If there is one word I would use to describe the Star Wars: Episode VII teaser trailer, it would be tense.
From the first moment of the first shot, the viewer is filled with questions, none of which are completely answered. We’re sitting in front of our computer screens pulling our hair and screaming, “It’s a desert! Is it Tatooine? It’s gotta be Tatooine! WHAT IS THAT VOICE? What is it talking about? Woah! Who’s the guy in the Stormtrooper gear?!” and the questions go on and on.
J. J. Abrams is known for holding his cards close to his chest but letting the corner of one slip every once in a while. While not the best poker strategy, this is great for building cinematic hype. We have been given very few details, but even with the limited amount of screentime and information, everyone seems to have plenty to say about the quality of the trailer and what it means for the next addition to the Star Wars saga.
One article by Evan Engel of Medium.com brings up a few interesting criticisms, namely that Star Wars is, at its core, a “space opera,” and this teaser does not seem to honor that legacy. He says the trailer has some “engaging shots, but they’re the stuff of sci-fi action-adventure films,” which this franchise is beyond.
He is right, up to a point. Characters like Darth Vader and Obi-wan Kenobi have become modern mythological giants with the same clout as Odysseus or Beowulf. But the key difference is that Beowulf comes from an ancient text. Vader and Ben are creatures of cinema, and cinema changes. I too want to see the space opera aspect of these films, but this is a teaser trailer for a modern sci-fi film. Movie-goers want action, and if that is not promised, interest will wane. Yes, Star Wars is a space opera, but it is also a spaghetti western, and what is a western without a few good shootouts?
Many viewers, Engel included, are also worried about Abrams’ work on the Star Trek reboot bleeding into the Star Wars franchise. This is also a valid concern. The two sagas, similar title aside, are very different sci-fi adventures. Bringing in the same director for both of them is making fans understandably nervous.
My opinion? If it ain’t broke, don’t fix it. Abrams did great work on Star Trek and there is no reason Star Wars VII shouldn’t be a smash too.
Fans will also be relieved knowing Andy Serkis has been confirmed as the twisted narrator of the teaser talking about an “awakening”. There are even rumors that Serkis could be playing multiple roles. Nothing is confirmed, but I would have no problem with Serkis playing a dark Force-user. Adam Driver looks like he would be a great Sith, but Serkis, a tested and proven expert in voice-over and CGI work, has the potential to create a villain of limitless possibilities.
One detail I haven’t seen get a ton of attention is the shots of the Stormtroopers in the troop transport. In the past, Stormtroopers have seemed more like Saturday morning cartoon henchmen than trained soldiers, but the teaser makes this new brand of trooper seem cold, organized and deadly.
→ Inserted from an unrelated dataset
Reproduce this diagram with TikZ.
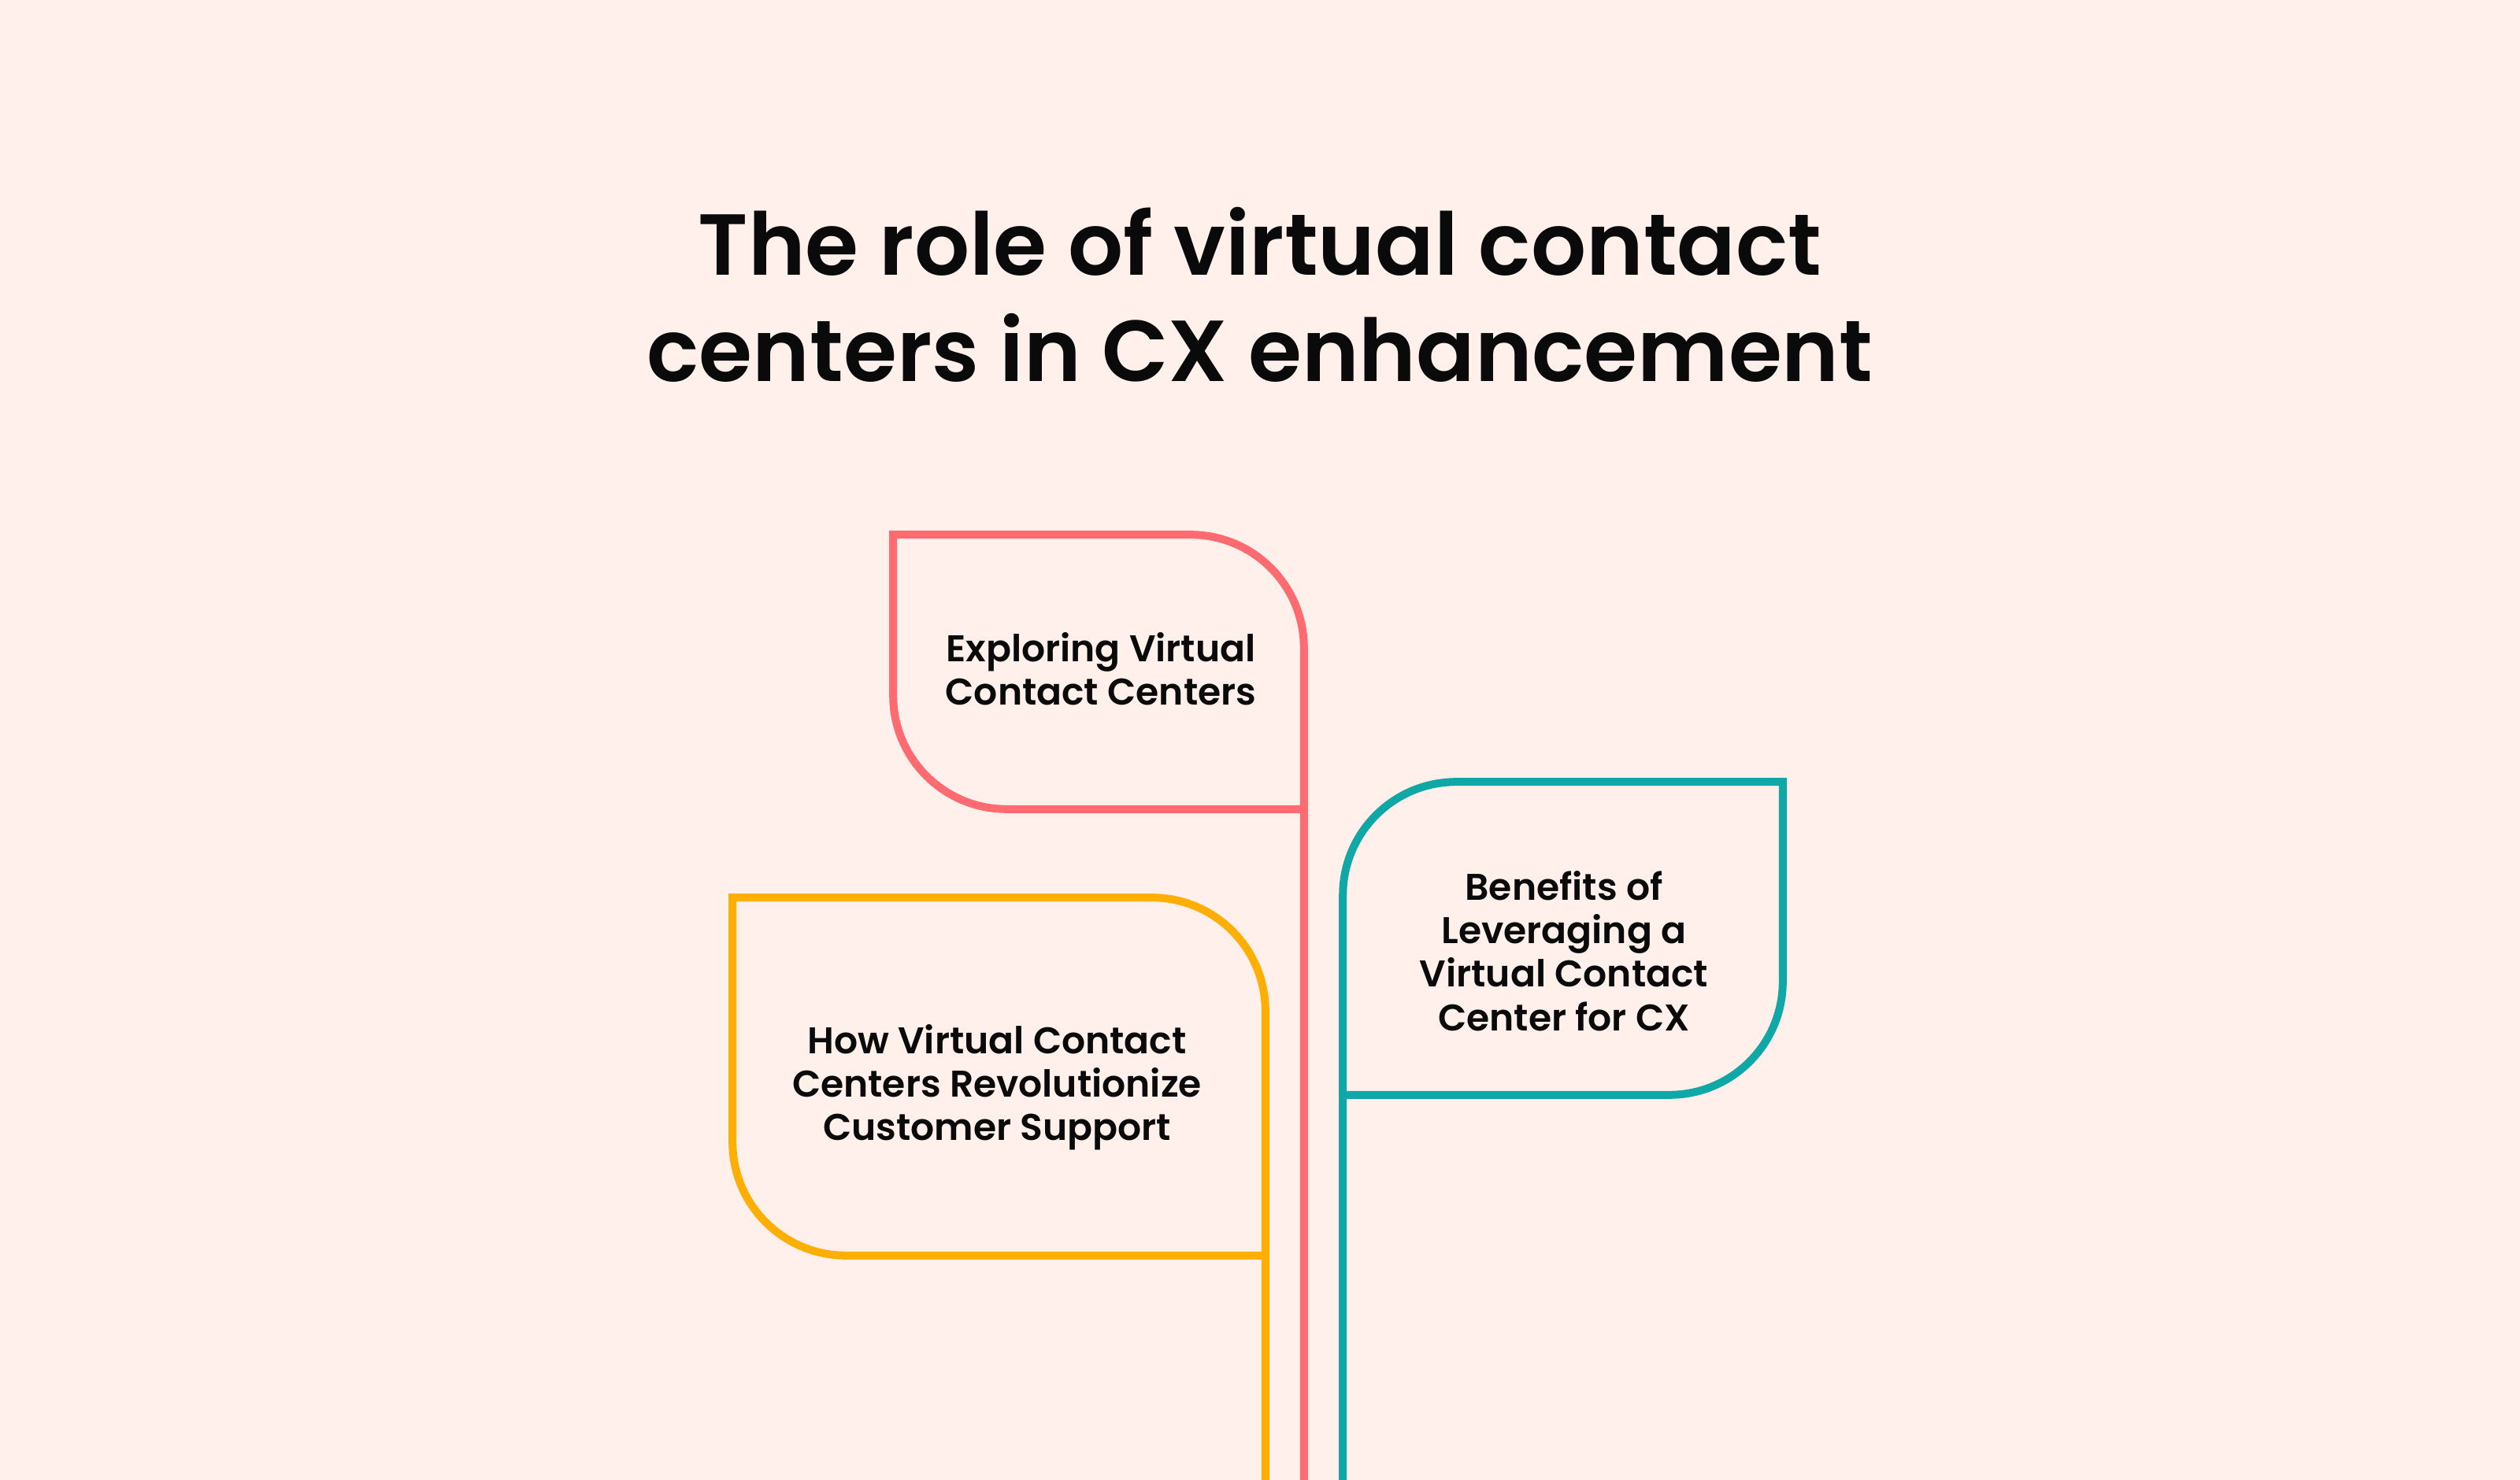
\documentclass[tikz,border=0pt]{standalone}
\usepackage{fontspec}
\setmainfont{Poppins}[BoldFont={Poppins SemiBold}]
\usepackage{tikz}
\definecolor{bgpink}{HTML}{FFF0EC}
\definecolor{ink}{HTML}{0A0A0A}
\definecolor{coral}{HTML}{FF6B70}
\definecolor{amber}{HTML}{FFAE03}
\definecolor{teal}{HTML}{10A8A6}
\tikzset{
  title/.style={align=center,inner sep=0pt,text=ink,font=\bfseries\fontsize{27.5}{33.7}\selectfont},
  topic/.style={align=center,inner sep=0pt,text=ink,font=\bfseries\fontsize{11.8}{13.8}\selectfont},
  area/.style={inner sep=0pt,draw=none},
  coralline/.style={draw=coral,line width=2.5pt},
  amberline/.style={draw=amber,line width=2.5pt},
  tealline/.style={draw=teal,line width=2.5pt}
}

\begin{document}
\begin{tikzpicture}[x=0.25pt,y=-0.25pt]
  \fill[bgpink] (0,0) rectangle (3200,1880);
  \useasboundingbox (0,0) rectangle (3200,1880);
  \node[title] (title) at (1600,374) {The role of virtual contact\\centers in CX enhancement};
  % box areas
  \node[area,minimum width=130pt,minimum height=86.75pt] (explorebox) at (1395,853.5) {};
  \node[area,minimum width=168.75pt,minimum height=113.25pt] (revolutionbox) at (1268.5,1367.5) {};
  \node[area,minimum width=139.25pt,minimum height=99pt] (benefitsbox) at (1984.5,1192) {};
  % texts
  \node[topic] (explore) at (1398,850) {Exploring Virtual\\Contact Centers};
  \node[topic] (revolution) at (1266,1381) {How Virtual Contact\\Centers Revolutionize\\Customer Support};
  \node[topic] (benefits) at (1986,1208) {Benefits of\\Leveraging a\\Virtual Contact\\Center for CX};
  \coordinate (exploreend) at (explorebox.south east |- 0,1880);
  \coordinate (revolutionend) at (revolutionbox.south east |- 0,1880);
  \coordinate (benefitsend) at (benefitsbox.south west |- 0,1880);
  % outlines and stems
  \draw[coralline] (exploreend) [rounded corners=36pt] -- (explorebox.north east) [sharp corners] -- (explorebox.north west) [rounded corners=36pt] -- (explorebox.south west) -- (explorebox.south east);
  \draw[amberline] (revolutionend) [rounded corners=36pt] -- (revolutionbox.north east) [sharp corners] -- (revolutionbox.north west) [rounded corners=36pt] -- (revolutionbox.south west) -- (revolutionbox.south east);
  \draw[tealline] (benefitsend) [rounded corners=36pt] -- (benefitsbox.north west) [sharp corners] -- (benefitsbox.north east) [rounded corners=36pt] -- (benefitsbox.south east) -- (benefitsbox.south west);
\end{tikzpicture}
\end{document}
It would be a nice change of pace to feel your gut tighten in fear when Stormtroopers enter the scene.
The other big change, the one that people can’t seem to stop talking about, is the crossguard lightsaber. Now, I’m not going to touch the conversation about whether the saber is useful or realistic. On this subject, I will defer to the disturbingly knowledgeable Stephen Colbert:
I will, however, speculate about this hooded character’s origins. After consulting my resident Star Wars expert (my equally nerdy roommate), I have landed on three possibilities for the explanation behind this character and his strange blade.
Option one is that he is a rogue Force-user turned to the Dark Side by his own curiosity. Maybe after discovering his connection to the Force he sought knowledge and found a Dark Side holocron or records of Darth Vader and the Emperor. Being a newcomer to Sith teachings and not having a teacher to guide him, it makes sense that he would create a lightsaber with a crossguard and a chaotic looking light. Maybe the weapon was shoddily put together and he has no one to correct his mistakes.
Option two, my personal favorite, is that the character is an ancient Sith Lord who was entombed long ago and, for one reason or another, has been awakened. This would explain the medieval look to the lightsaber and his stumbling into the scene in the trailer.
There are also rumors floating around that the hooded figure is an assassin of sorts, trained in the Dark Side by Darth Vader to exterminate the remaining Jedi. This would explain the prominence of the pale Inquisitor of the Star Wars: Rebels cartoon.
Whatever the case, I’m just excited that the Star Wars movie saga has been given new life. And hey, the next three movies can’t be as bad as the prequels, right?